— Start of Stored data —
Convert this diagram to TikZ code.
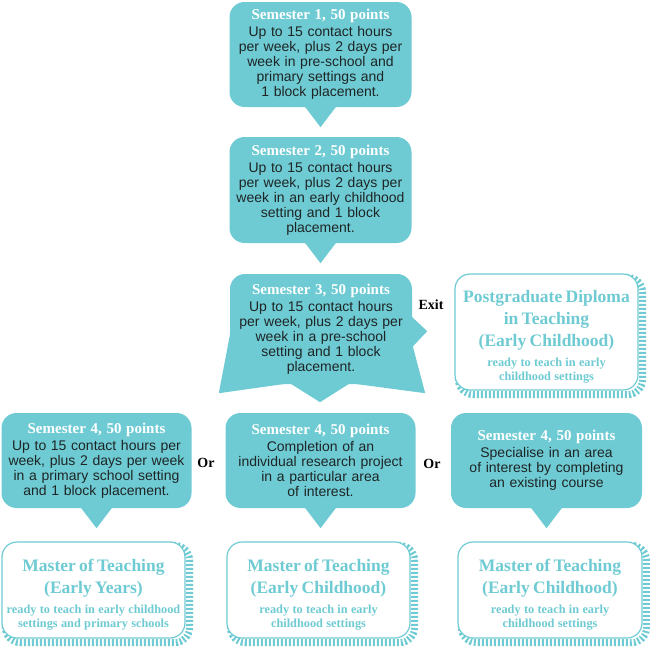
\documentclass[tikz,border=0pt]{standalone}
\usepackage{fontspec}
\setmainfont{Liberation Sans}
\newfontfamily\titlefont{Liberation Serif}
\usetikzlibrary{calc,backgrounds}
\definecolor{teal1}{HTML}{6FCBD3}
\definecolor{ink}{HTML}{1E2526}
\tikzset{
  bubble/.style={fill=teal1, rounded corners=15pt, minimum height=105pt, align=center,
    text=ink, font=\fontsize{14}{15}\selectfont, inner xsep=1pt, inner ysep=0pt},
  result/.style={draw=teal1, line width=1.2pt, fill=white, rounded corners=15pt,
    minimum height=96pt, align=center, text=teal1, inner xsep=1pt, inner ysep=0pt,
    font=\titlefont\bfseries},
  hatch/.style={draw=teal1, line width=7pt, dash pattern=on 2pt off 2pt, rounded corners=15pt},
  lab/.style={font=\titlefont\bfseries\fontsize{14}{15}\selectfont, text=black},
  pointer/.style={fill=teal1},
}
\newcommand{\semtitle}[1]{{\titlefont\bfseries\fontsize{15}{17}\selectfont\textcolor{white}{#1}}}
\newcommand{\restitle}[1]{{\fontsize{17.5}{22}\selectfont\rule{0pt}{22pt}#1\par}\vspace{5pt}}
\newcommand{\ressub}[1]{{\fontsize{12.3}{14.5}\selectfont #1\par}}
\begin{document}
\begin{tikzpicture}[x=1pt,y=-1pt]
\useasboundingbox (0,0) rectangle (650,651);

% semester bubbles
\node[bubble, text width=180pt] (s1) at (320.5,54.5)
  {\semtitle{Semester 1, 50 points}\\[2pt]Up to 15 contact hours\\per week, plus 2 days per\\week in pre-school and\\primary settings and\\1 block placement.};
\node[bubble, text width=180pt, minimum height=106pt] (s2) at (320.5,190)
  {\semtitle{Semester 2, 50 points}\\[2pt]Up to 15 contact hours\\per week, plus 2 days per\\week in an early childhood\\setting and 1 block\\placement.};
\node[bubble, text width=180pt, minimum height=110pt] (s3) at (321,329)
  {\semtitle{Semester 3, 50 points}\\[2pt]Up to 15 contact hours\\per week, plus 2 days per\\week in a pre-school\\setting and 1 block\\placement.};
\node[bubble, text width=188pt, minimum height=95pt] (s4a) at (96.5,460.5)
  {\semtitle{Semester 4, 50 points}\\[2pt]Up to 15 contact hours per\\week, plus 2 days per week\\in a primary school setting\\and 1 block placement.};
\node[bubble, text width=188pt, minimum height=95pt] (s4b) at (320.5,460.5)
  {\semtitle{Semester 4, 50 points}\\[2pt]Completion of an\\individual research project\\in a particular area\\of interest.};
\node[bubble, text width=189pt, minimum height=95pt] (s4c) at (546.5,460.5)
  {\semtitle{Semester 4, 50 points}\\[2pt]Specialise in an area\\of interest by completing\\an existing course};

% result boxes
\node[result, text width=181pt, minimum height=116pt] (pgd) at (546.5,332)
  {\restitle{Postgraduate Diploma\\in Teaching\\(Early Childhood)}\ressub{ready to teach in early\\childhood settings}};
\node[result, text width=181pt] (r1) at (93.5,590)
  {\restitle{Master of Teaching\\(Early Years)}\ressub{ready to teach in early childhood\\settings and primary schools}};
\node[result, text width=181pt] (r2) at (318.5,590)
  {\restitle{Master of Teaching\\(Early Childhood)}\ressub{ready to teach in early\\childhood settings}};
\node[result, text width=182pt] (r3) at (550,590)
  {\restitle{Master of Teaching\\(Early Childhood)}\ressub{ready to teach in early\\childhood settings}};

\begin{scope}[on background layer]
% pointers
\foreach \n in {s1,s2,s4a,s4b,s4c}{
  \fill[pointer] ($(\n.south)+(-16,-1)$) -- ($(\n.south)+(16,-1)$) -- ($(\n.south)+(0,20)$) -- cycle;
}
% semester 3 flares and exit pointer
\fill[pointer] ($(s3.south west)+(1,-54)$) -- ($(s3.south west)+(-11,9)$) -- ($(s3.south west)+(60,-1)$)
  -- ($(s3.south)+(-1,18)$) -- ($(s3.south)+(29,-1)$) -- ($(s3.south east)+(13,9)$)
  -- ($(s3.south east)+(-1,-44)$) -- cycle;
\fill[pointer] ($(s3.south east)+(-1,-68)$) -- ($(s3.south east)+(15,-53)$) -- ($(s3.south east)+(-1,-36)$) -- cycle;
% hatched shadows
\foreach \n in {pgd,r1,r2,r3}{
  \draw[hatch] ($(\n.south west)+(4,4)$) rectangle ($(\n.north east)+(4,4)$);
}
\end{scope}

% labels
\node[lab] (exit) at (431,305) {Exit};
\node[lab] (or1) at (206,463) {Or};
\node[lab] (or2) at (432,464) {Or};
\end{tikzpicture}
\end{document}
— End of Stored data —
- **Instructions for the task**
Restate the data above word for word. Do not include the images.

- **Answer in full**
Convert this diagram to TikZ code.
\documentclass[tikz,border=0pt]{standalone}
\usepackage{fontspec}
\setmainfont{Liberation Sans}
\newfontfamily\titlefont{Liberation Serif}
\usetikzlibrary{calc,backgrounds}
\definecolor{teal1}{HTML}{6FCBD3}
\definecolor{ink}{HTML}{1E2526}
\tikzset{
  bubble/.style={fill=teal1, rounded corners=15pt, minimum height=105pt, align=center,
    text=ink, font=\fontsize{14}{15}\selectfont, inner xsep=1pt, inner ysep=0pt},
  result/.style={draw=teal1, line width=1.2pt, fill=white, rounded corners=15pt,
    minimum height=96pt, align=center, text=teal1, inner xsep=1pt, inner ysep=0pt,
    font=\titlefont\bfseries},
  hatch/.style={draw=teal1, line width=7pt, dash pattern=on 2pt off 2pt, rounded corners=15pt},
  lab/.style={font=\titlefont\bfseries\fontsize{14}{15}\selectfont, text=black},
  pointer/.style={fill=teal1},
}
\newcommand{\semtitle}[1]{{\titlefont\bfseries\fontsize{15}{17}\selectfont\textcolor{white}{#1}}}
\newcommand{\restitle}[1]{{\fontsize{17.5}{22}\selectfont\rule{0pt}{22pt}#1\par}\vspace{5pt}}
\newcommand{\ressub}[1]{{\fontsize{12.3}{14.5}\selectfont #1\par}}
\begin{document}
\begin{tikzpicture}[x=1pt,y=-1pt]
\useasboundingbox (0,0) rectangle (650,651);

% semester bubbles
\node[bubble, text width=180pt] (s1) at (320.5,54.5)
  {\semtitle{Semester 1, 50 points}\\[2pt]Up to 15 contact hours\\per week, plus 2 days per\\week in pre-school and\\primary settings and\\1 block placement.};
\node[bubble, text width=180pt, minimum height=106pt] (s2) at (320.5,190)
  {\semtitle{Semester 2, 50 points}\\[2pt]Up to 15 contact hours\\per week, plus 2 days per\\week in an early childhood\\setting and 1 block\\placement.};
\node[bubble, text width=180pt, minimum height=110pt] (s3) at (321,329)
  {\semtitle{Semester 3, 50 points}\\[2pt]Up to 15 contact hours\\per week, plus 2 days per\\week in a pre-school\\setting and 1 block\\placement.};
\node[bubble, text width=188pt, minimum height=95pt] (s4a) at (96.5,460.5)
  {\semtitle{Semester 4, 50 points}\\[2pt]Up to 15 contact hours per\\week, plus 2 days per week\\in a primary school setting\\and 1 block placement.};
\node[bubble, text width=188pt, minimum height=95pt] (s4b) at (320.5,460.5)
  {\semtitle{Semester 4, 50 points}\\[2pt]Completion of an\\individual research project\\in a particular area\\of interest.};
\node[bubble, text width=189pt, minimum height=95pt] (s4c) at (546.5,460.5)
  {\semtitle{Semester 4, 50 points}\\[2pt]Specialise in an area\\of interest by completing\\an existing course};

% result boxes
\node[result, text width=181pt, minimum height=116pt] (pgd) at (546.5,332)
  {\restitle{Postgraduate Diploma\\in Teaching\\(Early Childhood)}\ressub{ready to teach in early\\childhood settings}};
\node[result, text width=181pt] (r1) at (93.5,590)
  {\restitle{Master of Teaching\\(Early Years)}\ressub{ready to teach in early childhood\\settings and primary schools}};
\node[result, text width=181pt] (r2) at (318.5,590)
  {\restitle{Master of Teaching\\(Early Childhood)}\ressub{ready to teach in early\\childhood settings}};
\node[result, text width=182pt] (r3) at (550,590)
  {\restitle{Master of Teaching\\(Early Childhood)}\ressub{ready to teach in early\\childhood settings}};

\begin{scope}[on background layer]
% pointers
\foreach \n in {s1,s2,s4a,s4b,s4c}{
  \fill[pointer] ($(\n.south)+(-16,-1)$) -- ($(\n.south)+(16,-1)$) -- ($(\n.south)+(0,20)$) -- cycle;
}
% semester 3 flares and exit pointer
\fill[pointer] ($(s3.south west)+(1,-54)$) -- ($(s3.south west)+(-11,9)$) -- ($(s3.south west)+(60,-1)$)
  -- ($(s3.south)+(-1,18)$) -- ($(s3.south)+(29,-1)$) -- ($(s3.south east)+(13,9)$)
  -- ($(s3.south east)+(-1,-44)$) -- cycle;
\fill[pointer] ($(s3.south east)+(-1,-68)$) -- ($(s3.south east)+(15,-53)$) -- ($(s3.south east)+(-1,-36)$) -- cycle;
% hatched shadows
\foreach \n in {pgd,r1,r2,r3}{
  \draw[hatch] ($(\n.south west)+(4,4)$) rectangle ($(\n.north east)+(4,4)$);
}
\end{scope}

% labels
\node[lab] (exit) at (431,305) {Exit};
\node[lab] (or1) at (206,463) {Or};
\node[lab] (or2) at (432,464) {Or};
\end{tikzpicture}
\end{document}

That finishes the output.